What Shopify uses for remote PR reviews
sponsored by Tuple
Tuple created the screen sharing app for developers that Figma, Stripe, and Shopify prefer for unblocking PR reviews, making technical decisions, and pair programming. With shared control by default and intuitive annotations, Tuple is the most effective way to review complex technical issues with your team. Don’t wait for an async review; Tuple instead.
How I almost got hacked by a 'job interview'
5 minutes by David Dodda
David nearly fell for a sophisticated scam disguised as a legitimate coding interview. Scammers used fake LinkedIn profiles and company pages to send malicious code hidden in a professional-looking React project. The code contained obfuscated malware designed to steal crypto wallets and sensitive data. An AI code review caught the threat just before execution, highlighting how attackers are targeting developers through familiar job interview processes.
Multi-core by default
42 minutes by Ryan Fleury
Developers typically treat multi-core programming as a special case within single-threaded code. They use job systems or parallel loops that hand work off to multiple threads, then join results back together. This requires complex setup code, scattered control flow, and difficult debugging. Ryan suggests writing multi-core code by default is a better approach. Starting with all threads running the same program, then using simple constructs like lane index, lane count, and barriers to coordinate work.
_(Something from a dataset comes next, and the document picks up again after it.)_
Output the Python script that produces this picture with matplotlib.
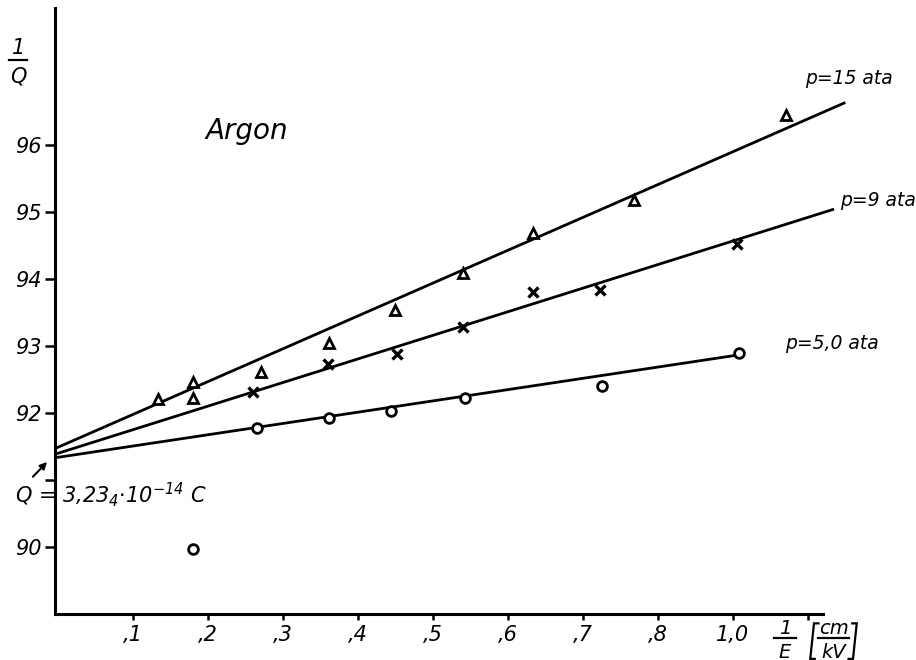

Examples are the best documentation
2 minutes by Rakhim Davletkali
Most technical documentation fails developers by lacking simple examples. When switching between projects and languages, developers need quick reference points rather than dense explanations. A Python function like max() requires understanding complex syntax before you can use it, but a few code examples would instantly show how it works.
Hazardous states and accidents
8 minutes by Chris Stjernlöf
Safety depends on avoiding hazardous states, not just preventing accidents. A hazardous state plus bad environmental conditions equals an accident. Since we can only control systems, not environments, we must keep systems out of hazardous states. Multiple controllers work together to maintain safety constraints through feedback, mental models, and control actions. When any of these fail, hazardous states occur.